In her essay about DAYS OF HEAVEN, Adrian Martin writes about the stream of consciousness narration: “In this voice we hear language itself in the process of struggling toward sense, meaning, insight—just as, elsewhere, we see the diverse elements of nature swirling together to perpetually make and unmake what we think of as a landscape, and human figures finding and losing themselves, over and over, as they desperately try to cement their individual identities or ‘characters’.”

There is a sense in these films that nothing endures, that we are simply at the effect of nature’s constant process of destruction and regeneration. There is a repeating motif in most of Malick’s films of old photographs, suggesting people and relationships that no longer exist, and yet there is this concrete image from the past.
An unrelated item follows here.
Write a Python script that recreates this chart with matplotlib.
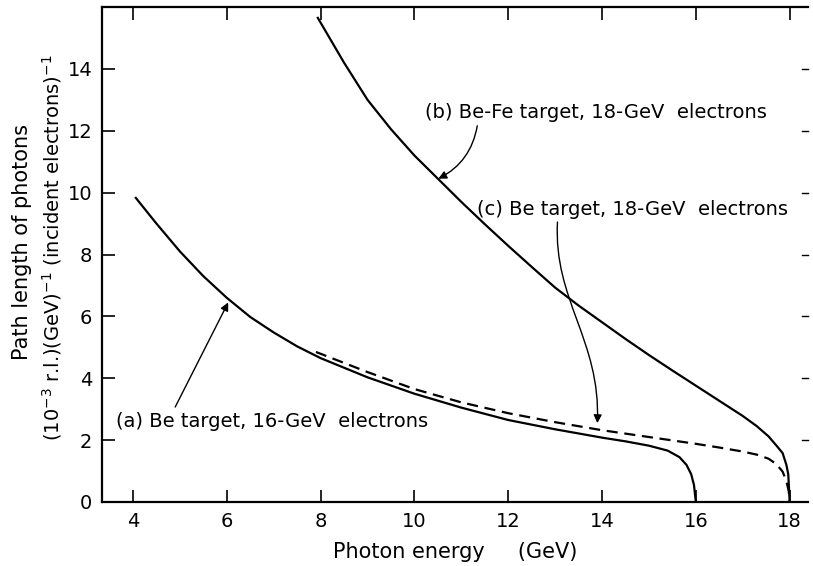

Similarly we paint, we write, we make films, in order to create something we might hold onto, making solid our dreams and fantasies. Many of the actors and directors of films I truly loved, from other generations, no longer exist and yet we continue to see what they saw. Their films “hide another thing” and we continue to hope to see beyond the veil.

Recently I found a short student film I made over Christmas in 1978. I was unhappy with the film at the time but, looking back on it, it seems my unconscious was trying to work out something about the nature of dreams. I look at the film now and it makes sense to me in a way that it didn’t then. I was experimenting with the ideas of time and dislocation, and I was trying to see something beyond what was there.

It’s been 33 years since I made this film. There’s something dreamlike about the experience of trying to remember what I felt then.